Ese corazón pertenecía a Luca Zarragud, un niño de dos años oriundo de Plaza Huincul, Neuquén, quien compartía habitación con Felipe en el hospital. Ambos niños atravesaban cuadros complejos: Felipe sufría una miocardiopatía dilatada severa y había estado conectado durante cinco meses a un corazón artificial llamado Berlin Heart. Luca, en tanto, se recuperaba de un trasplante de hígado, pero una infección por citomegalovirus deterioró irreversiblemente su salud.

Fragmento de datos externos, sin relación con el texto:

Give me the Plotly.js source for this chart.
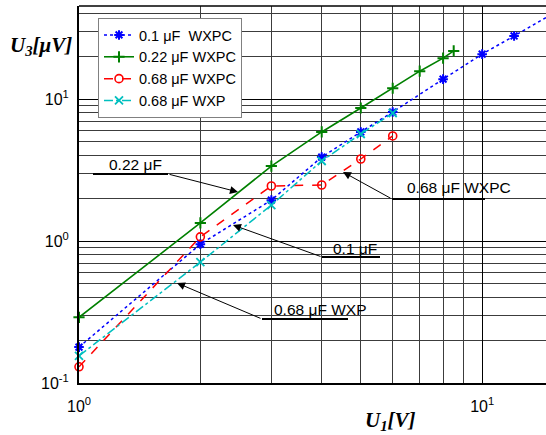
<!DOCTYPE html>
<html><head><meta charset="utf-8">
<script src="https://cdn.plot.ly/plotly-3.0.1.min.js"></script>
<style>html,body{margin:0;padding:0;background:#fff;overflow:hidden}</style>
</head><body>
<div id="chart" style="width:546px;height:435px"></div>
<script>
// ---- data ----
const seriesNames = ['0.1 \u03bcF  WXPC', '0.22 \u03bcF WXPC', '0.68 \u03bcF WXPC', '0.68 \u03bcF WXP'];
const x01 = [1, 2, 3, 4, 5, 6, 8, 10, 12, 15];
const y01 = [0.179, 0.95, 1.94, 3.9, 5.86, 8.1, 13.8, 20.7, 27.8, 40];
const x022 = [1, 2, 3, 4, 5, 6, 7, 8, 8.5];
const y022 = [0.29, 1.34, 3.37, 5.86, 8.64, 11.9, 15.7, 19.4, 21.8];
const x068c = [1, 2, 3, 4, 5, 6];
const y068c = [0.13, 1.07, 2.44, 2.48, 3.78, 5.49];
const x068 = [1, 2, 3, 4, 5, 6];
const y068 = [0.155, 0.71, 1.79, 3.66, 5.67, 7.97];
const xTickVals = [1, 10];
const xTickText = ['10<sup>0</sup>', '10<sup>1</sup>'];
const yTickVals = [0.1, 1, 10];
const yTickText = ['10<sup>-1</sup>', '10<sup>0</sup>', '10<sup>1</sup>'];
const xMinor = [2,3,4,5,6,7,8,9];
const yMinor = [0.2,0.3,0.4,0.5,0.6,0.7,0.8,0.9,2,3,4,5,6,7,8,9,20,30,40];
const calloutTexts = ['0.22 \u03bcF', '0.1 \u03bcF', '0.68 \u03bcF WXP', '0.68 \u03bcF WXPC'];

// ---- layout geometry (pixels) ----
const L = 79, R = 546, T = 6, B = 383;
const W = R - L, H = B - T;
const px = p => (p - L) / W;
const py = p => (B - p) / H;
const FONT = 'Arial, "Liberation Sans", sans-serif';
const SERIF = '"Liberation Serif", "Times New Roman", serif';

const traces = [
  {x: x01, y: y01, name: seriesNames[0], mode: 'lines+markers', cliponaxis: false,
   line: {color: '#0000ff', dash: 'dot', width: 1.5},
   marker: {symbol: 'asterisk-open', size: 8, color: '#0000ff', line: {color: '#0000ff', width: 2}}},
  {x: x022, y: y022, name: seriesNames[1], mode: 'lines+markers', cliponaxis: false,
   line: {color: '#008000', width: 1.6},
   marker: {symbol: 'cross-thin-open', size: 8, color: '#008000', line: {color: '#008000', width: 2}}},
  {x: x068c, y: y068c, name: seriesNames[2], mode: 'lines+markers', cliponaxis: false,
   line: {color: '#ff0000', dash: 'dash', width: 1.5},
   marker: {symbol: 'circle-open', size: 8, color: '#ff0000', line: {color: '#ff0000', width: 1.6}}},
  {x: x068, y: y068, name: seriesNames[3], mode: 'lines+markers', cliponaxis: false,
   line: {color: '#00bfbf', dash: 'dashdot', width: 1.5},
   marker: {symbol: 'x-thin-open', size: 8, color: '#00bfbf', line: {color: '#00bfbf', width: 1.8}}}
];

// callouts: text centre, underline, arrow tail -> tip (pixels)
const callouts = [
  {t: calloutTexts[0], cx: 135, cy: 164, u0: 93, u1: 168, uy: 174, tail: [168, 174], tip: [238, 192]},
  {t: calloutTexts[1], cx: 355, cy: 248, u0: 322, u1: 380, uy: 257, tail: [322, 257], tip: [233, 225]},
  {t: calloutTexts[2], cx: 320, cy: 309, u0: 262, u1: 348, uy: 319, tail: [262, 319], tip: [177, 283]},
  {t: calloutTexts[3], cx: 459, cy: 187, u0: 392, u1: 485, uy: 199, tail: [392, 199], tip: [343, 172]}
];

const annotations = [];
const shapes = [];
callouts.forEach(c => {
  annotations.push({xref: 'paper', yref: 'paper', x: px(c.cx), y: py(c.cy), text: c.t, showarrow: false,
    xanchor: 'center', yanchor: 'middle', font: {family: FONT, size: 15.5, color: '#000'}});
  shapes.push({type: 'line', xref: 'paper', yref: 'paper', x0: px(c.u0), x1: px(c.u1), y0: py(c.uy), y1: py(c.uy),
    line: {color: '#000', width: 1.8}});
  annotations.push({xref: 'paper', yref: 'paper', x: px(c.tip[0]), y: py(c.tip[1]), text: '',
    showarrow: true, arrowhead: 2, arrowsize: 1.6, arrowwidth: 1, arrowcolor: '#000', standoff: 0, startstandoff: 0,
    ax: c.tail[0] - c.tip[0], ay: c.tail[1] - c.tip[1]});
});
// axis titles
annotations.push({xref: 'paper', yref: 'paper', x: px(41), y: py(46), xanchor: 'center', yanchor: 'middle', showarrow: false,
  text: '<b><i>U</i></b><sub><b><i>3</i></b></sub><b><i>[\u03bcV]</i></b>', font: {family: SERIF, size: 21, color: '#000'}});
annotations.push({xref: 'paper', yref: 'paper', x: px(390), y: py(421), xanchor: 'center', yanchor: 'middle', showarrow: false,
  text: '<b><i>U</i></b><sub><b><i>1</i></b></sub><b><i>[V]</i></b>', font: {family: SERIF, size: 21, color: '#000'}});

const layout = {
  width: 546, height: 435,
  margin: {l: L, r: 546 - R, t: T, b: 435 - B, pad: 0},
  paper_bgcolor: '#fff', plot_bgcolor: '#fff',
  showlegend: true,
  legend: {x: px(98), y: py(18), xanchor: 'left', yanchor: 'top', bgcolor: '#fff', bordercolor: '#808080', borderwidth: 1,
    font: {family: FONT, size: 14.5, color: '#000'}, tracegroupgap: 0},
  xaxis: {type: 'log', range: [0, Math.log10(14.4)], tickvals: xTickVals, ticktext: xTickText, ticks: '',
    showgrid: true, gridcolor: '#000', gridwidth: 1, showline: true, linecolor: '#000', linewidth: 2, mirror: false,
    zeroline: false, tickfont: {family: FONT, size: 16, color: '#000'}, ticklabelstandoff: 8,
    minor: {tickvals: xMinor, showgrid: true, gridcolor: '#3c3c3c', gridwidth: 1, ticks: ''}},
  yaxis: {type: 'log', range: [-1, (B - T) / 142 - 1], tickvals: yTickVals, ticktext: yTickText, ticks: '',
    showgrid: true, gridcolor: '#000', gridwidth: 1, showline: true, linecolor: '#000', linewidth: 2, mirror: false,
    zeroline: false, tickfont: {family: FONT, size: 16, color: '#000'}, ticklabelstandoff: 5,
    minor: {tickvals: yMinor, showgrid: true, gridcolor: '#3c3c3c', gridwidth: 1, ticks: ''}},
  annotations: annotations,
  shapes: shapes.concat([{type: 'line', xref: 'paper', yref: 'paper', x0: 0, x1: 1, y0: 1, y1: 1, line: {color: '#000', width: 1.5}}])
};

Plotly.newPlot('chart', traces, layout, {staticPlot: true, displayModeBar: false});
</script>
</body></html>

Cuando los médicos confirmaron que no había más opciones para Luca, sus padres Paula y Nicolás tomaron una decisión desgarradora y profundamente generosa: donar sus órganos. El único viable fue su corazón. Esa misma noche, en un operativo delicado y contrarreloj, el órgano fue evaluado y finalmente trasplantado a Felipe, que figuraba primero en la lista del INCUCAI.
El procedimiento se realizó bajo los protocolos de la Ley 27.447 y del INCUCAI, que autoriza desde 2023 la donación en asistolia controlada. Esta técnica representa una nueva esperanza para pacientes que esperan órganos vitales, ya que amplía el abanico de donantes posibles.
Pero más allá del avance médico, hay una dimensión profundamente humana. Felipe y Luca no solo compartían la misma provincia. También compartieron la misma habitación durante semanas, y sus madres Pamela Domínguez y Paula Navarrete forjaron un vínculo de sororidad, angustia y apoyo mutuo. Hoy, ese lazo permanece: “Sé que ahora somos una gran familia con los papás de Luca”, dijo Pamela, conmovida.
La historia de estos dos niños, entrelazada por el dolor y la esperanza, no solo marcó un antes y un después en la medicina argentina. También dejó una huella imborrable en todos los que creen en la vida después de la vida, y en la fuerza del amor compartido en una habitación de hospital.